In other words, why should people who happen to be women be celebrated for achieving anything?

What is so special about being a woman physicist, a woman chemist, a woman doctor, or for that matter a woman writer, unless it’s assumed that women have less capacity than men, and that, therefore, our achieving anything is a near-miracle?

Even though I only once got a rejection for a novel because – I was told – I didn’t write from my womanhood, I want to assure you I never write from my womanhood.  There are parts of the body that aren’t meant to type with, and besides, it would probably short the keyboard.

I write from my humanity, from being the person I am.  Sure, that includes an awful lot of living life as a woman – I had some reader praise me the other day for being aware that a woman, going into a fight with a man, was at a disadvantage and my reaction was “yeah because I’ve done it” – but mostly it includes an awful lot of being human, both whom I’ve been and whom I’ve observed.  I mean, if you could only write yourself, it would be a very sad world in which we were all isolated within our own heads.  I write from being a woman, sure, but also from having raised young men, and from having lived for over thirty years with a man whose thoughts and feelings are as close to me, and as relevant to me, as my own.

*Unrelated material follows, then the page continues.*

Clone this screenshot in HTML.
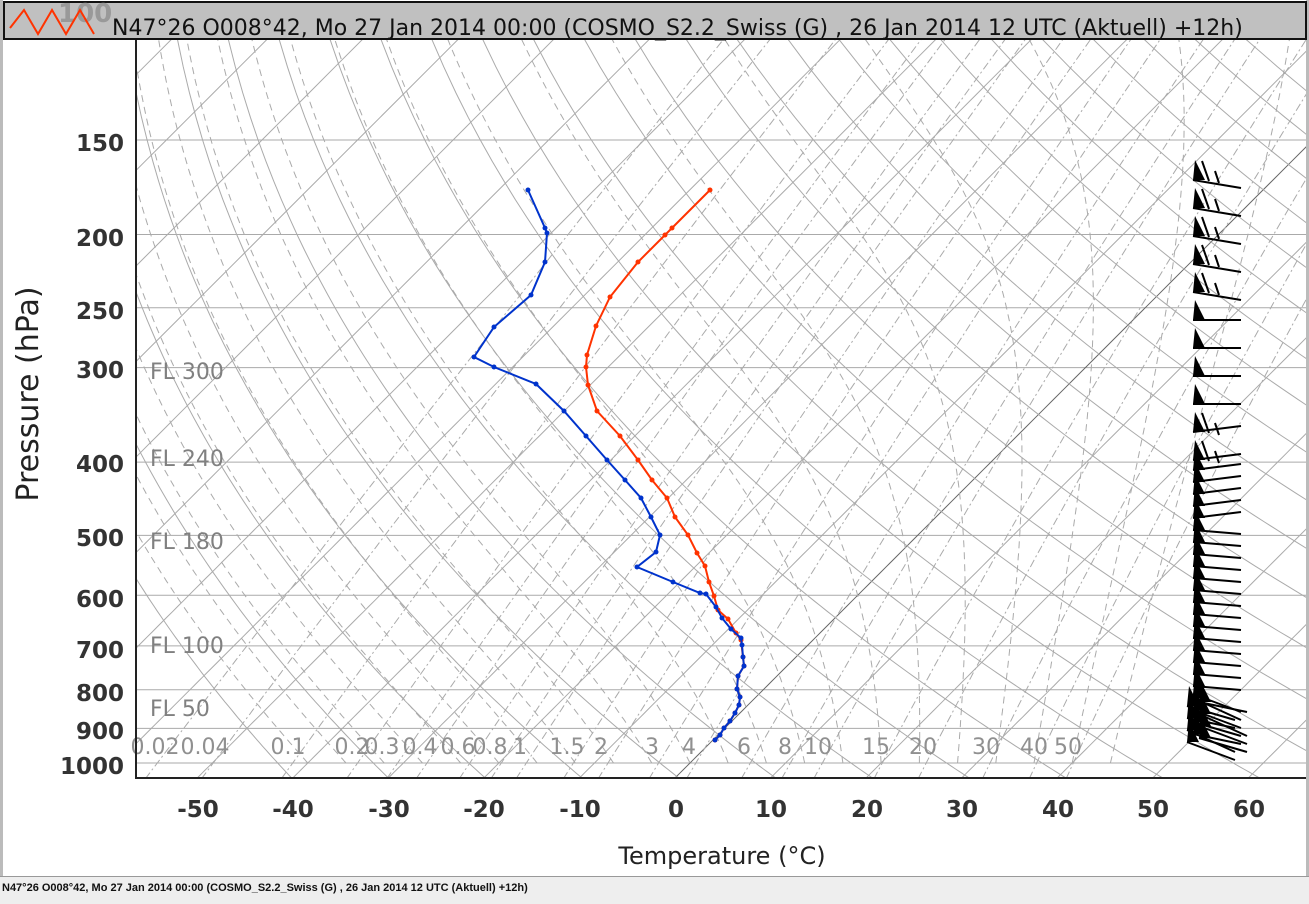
<!DOCTYPE html>
<html><head><meta charset="utf-8"><style>
body{margin:0;background:#fff;width:1309px;height:904px;overflow:hidden;font-family:"DejaVu Sans","Liberation Sans",sans-serif}
svg{position:absolute;left:0;top:0}
</style></head><body>
<svg id="s" width="1309" height="904" xmlns="http://www.w3.org/2000/svg" font-family="DejaVu Sans, Liberation Sans, sans-serif">
<rect x="0" y="0" width="1309" height="904" fill="#fff"/>
<rect x="0" y="0" width="3" height="878" fill="#bbb"/>
<rect x="1306" y="0" width="3" height="878" fill="#bbb"/>
<rect x="0" y="876" width="1309" height="28" fill="#eeeeee"/>
<line x1="0" y1="876.5" x2="1309" y2="876.5" stroke="#999"/>
<defs><clipPath id="c"><rect x="137" y="40" width="1169" height="738"/></clipPath></defs>
<g id="grid" clip-path="url(#c)" fill="none"></g>
<g font-size="22" fill="#808080">
<text x="150" y="379">FL 300</text><text x="150" y="466">FL 240</text><text x="150" y="549">FL 180</text><text x="150" y="653">FL 100</text><text x="150" y="716">FL 50</text>
</g>
<g font-size="22" fill="#909090" text-anchor="middle">
<text x="155" y="754">0.02</text><text x="205" y="754">0.04</text><text x="288" y="754">0.1</text><text x="352" y="754">0.2</text><text x="382" y="754">0.3</text><text x="420" y="754">0.4</text><text x="458" y="754">0.6</text><text x="490" y="754">0.8</text><text x="520" y="754">1</text><text x="567" y="754">1.5</text><text x="601" y="754">2</text><text x="652" y="754">3</text><text x="689" y="754">4</text><text x="744" y="754">6</text><text x="785" y="754">8</text><text x="818" y="754">10</text><text x="876" y="754">15</text><text x="923" y="754">20</text><text x="986" y="754">30</text><text x="1034" y="754">40</text><text x="1068" y="754">50</text>
</g>
<g id="data"></g>
<g id="wind"></g>
<line x1="136" y1="40" x2="136" y2="779" stroke="#222" stroke-width="2"/>
<line x1="136" y1="778" x2="1306" y2="778" stroke="#222" stroke-width="2"/>
<g font-size="23" font-weight="bold" fill="#333" text-anchor="end">
<text x="124" y="151">150</text><text x="124" y="246">200</text><text x="124" y="319">250</text><text x="124" y="378">300</text><text x="124" y="472">400</text><text x="124" y="546">500</text><text x="124" y="607">600</text><text x="124" y="658">700</text><text x="124" y="701">800</text><text x="124" y="739">900</text><text x="124" y="774">1000</text>
</g>
<g font-size="23" font-weight="bold" fill="#333" text-anchor="middle">
<text x="198" y="817">-50</text><text x="293" y="817">-40</text><text x="389" y="817">-30</text><text x="484" y="817">-20</text><text x="580" y="817">-10</text><text x="676" y="817">0</text><text x="771" y="817">10</text><text x="867" y="817">20</text><text x="962" y="817">30</text><text x="1058" y="817">40</text><text x="1153" y="817">50</text><text x="1249" y="817">60</text>
</g>
<text x="722" y="864" font-size="24" fill="#222" text-anchor="middle">Temperature (°C)</text>
<text transform="translate(38,394) rotate(-90)" font-size="30" fill="#222" text-anchor="middle">Pressure (hPa)</text>
<rect x="4" y="2" width="1302" height="37" fill="#c0c0c0" stroke="#111" stroke-width="2"/>
<text x="58" y="22" font-size="26" font-weight="bold" fill="#999">100</text>
<polyline points="10,28 24,10 38,34 52,10 66,34 80,10 94,34" fill="none" stroke="#ff3300" stroke-width="2"/>
<text x="112" y="35" font-size="22" fill="#111">N47°26 O008°42, Mo 27 Jan 2014 00:00 (COSMO_S2.2_Swiss (G) , 26 Jan 2014 12 UTC (Aktuell) +12h)</text>
<text x="2" y="891" font-size="11" font-weight="bold" fill="#111" font-family="Liberation Sans, sans-serif">N47°26 O008°42, Mo 27 Jan 2014 00:00 (COSMO_S2.2_Swiss (G) , 26 Jan 2014 12 UTC (Aktuell) +12h)</text>
</svg>
<script>
var NS="http://www.w3.org/2000/svg";
function Y(p){return 763-328.4*Math.log(1000/p);}
function X(T,p){return 675+9.555*T+(778-Y(p));}
function add(g,tag,a){var e=document.createElementNS(NS,tag);for(var k in a)e.setAttribute(k,a[k]);g.appendChild(e);return e;}
var G=document.getElementById("grid");
var ps=[];for(var p=1050;p>=100;p-=10)ps.push(p);
function path(f,dash,col,w){var d="";ps.forEach(function(p,i){var T=f(p);if(T===null)return;d+=(d?"L":"M")+X(T,p).toFixed(1)+","+Y(p).toFixed(1);});var a={d:d,stroke:col||"#aaa","stroke-width":w||1};if(dash)a["stroke-dasharray"]=dash;add(G,"path",a);}
[150,200,250,300,400,500,600,700,800,900,1000].forEach(function(p){add(G,"line",{x1:137,x2:1306,y1:Y(p),y2:Y(p),stroke:"#aaa","stroke-width":1});});
for(var T=-160;T<=60;T+=10){(function(T){path(function(){return T;},null,T==0?"#666":"#aaa",1);})(T);}
for(var th=230;th<=480;th+=10){(function(th){path(function(p){return th*Math.pow(p/1000,0.286)-273.15;},null,"#aaa",1);})(th);}
function es(t){return 6.112*Math.exp(17.67*t/(t+243.5));}
for(var T0=-40;T0<=44;T0+=4){
  var d="",T=T0+273.15;
  for(var p=1000;p>=110;p-=5){
    var tc=T-273.15;var e=es(tc);var rs=0.622*e/(p-e);
    var dTdp=(287*T+2.5e6*rs)/(p*(1004+2.5e6*2.5e6*rs*0.622/(287*T*T)));
    d+=(d?"L":"M")+X(tc,p).toFixed(1)+","+Y(p).toFixed(1);
    T-=dTdp*5;
  }
  add(G,"path",{d:d,stroke:"#aaa","stroke-width":1,"stroke-dasharray":"7,5"});
}
[0.02,0.04,0.1,0.2,0.3,0.4,0.6,0.8,1,1.5,2,3,4,6,8,10,15,20,30,40,50].forEach(function(w){
  path(function(p){var e=w*p/(622+w);var l=Math.log(e/6.112);return 243.5*l/(17.67-l);},"8,3,2,3","#aaa",1);
});
var D=document.getElementById("data");
var red=[[710,190],[672,228],[665,235],[638,262],[610,297],[596,326],[587,355],[586,367],[588,385],[597,411],[620,436],[638,460],[652,480],[667,498],[675,517],[688,535],[697,553],[705,566],[709,582],[714,596],[718,610],[728,619],[736,633],[741,640],[743,657],[744,666],[738,676],[737,689],[740,697],[739,705],[735,713],[730,721],[724,728],[720,735],[715,740]];
var blue=[[528,190],[545,228],[547,233],[545,262],[531,295],[494,327],[474,357],[494,367],[536,384],[564,411],[586,436],[607,460],[625,480],[641,498],[651,517],[660,535],[656,552],[637,567],[673,582],[700,593],[706,594],[716,607],[722,618],[731,629],[741,638],[742,645],[743,657],[744,666],[738,676],[737,689],[740,697],[739,705],[735,713],[730,721],[724,728],[720,735],[715,740]];
function series(pts,c){add(D,"polyline",{points:pts.map(function(q){return q.join(",");}).join(" "),fill:"none",stroke:c,"stroke-width":2});pts.forEach(function(q){add(D,"circle",{cx:q[0],cy:q[1],r:2.5,fill:c});});}
series(red,"#ff3300");series(blue,"#0033cc");
var W=document.getElementById("wind");
var ys=[];for(var y=180;y<=460;y+=28)ys.push(y);for(y=470;y<=690;y+=12)ys.push(y);for(y=694;y<=742;y+=4)ys.push(y);
ys.forEach(function(y,i){
  var x0=1193+(y>700?(i%3-1)*6:0);
  var dy=y<300?8:y<420?0:y<520?-6:y<690?4:10+(i%4)*4;
  var x1=x0+48,y1=y+dy;
  add(W,"line",{x1:x0,y1:y,x2:x1,y2:y1,stroke:"#000","stroke-width":2});
  add(W,"polygon",{points:x0+","+y+" "+(x0+2)+","+(y-20)+" "+(x0+12)+","+y,fill:"#000"});
  if(y<320||(y>420&&y<470)){add(W,"line",{x1:x0+16,y1:y+1,x2:x0+9,y2:y-19,stroke:"#000","stroke-width":2});add(W,"line",{x1:x0+26,y1:y+3,x2:x0+22,y2:y-9,stroke:"#000","stroke-width":2});}
});
</script>
</body></html>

But fine, let’s say I wrote strictly as a woman.  Still, unless my achievements as a female writer were somehow inferior to those of male writers, why would I need a special day to celebrate my achievements as a female writer?  Why not just celebrate great writers?  (And before someone jumps in, I know I’m not there yet.  When I grow up.)

Isn’t it an insult to be celebrated within a group, celebrated, as it were, in the group with training wheels?  Isn’t it an admission that we can’t compete in the big race, so look at those pretty girls, there, and how good they’re being?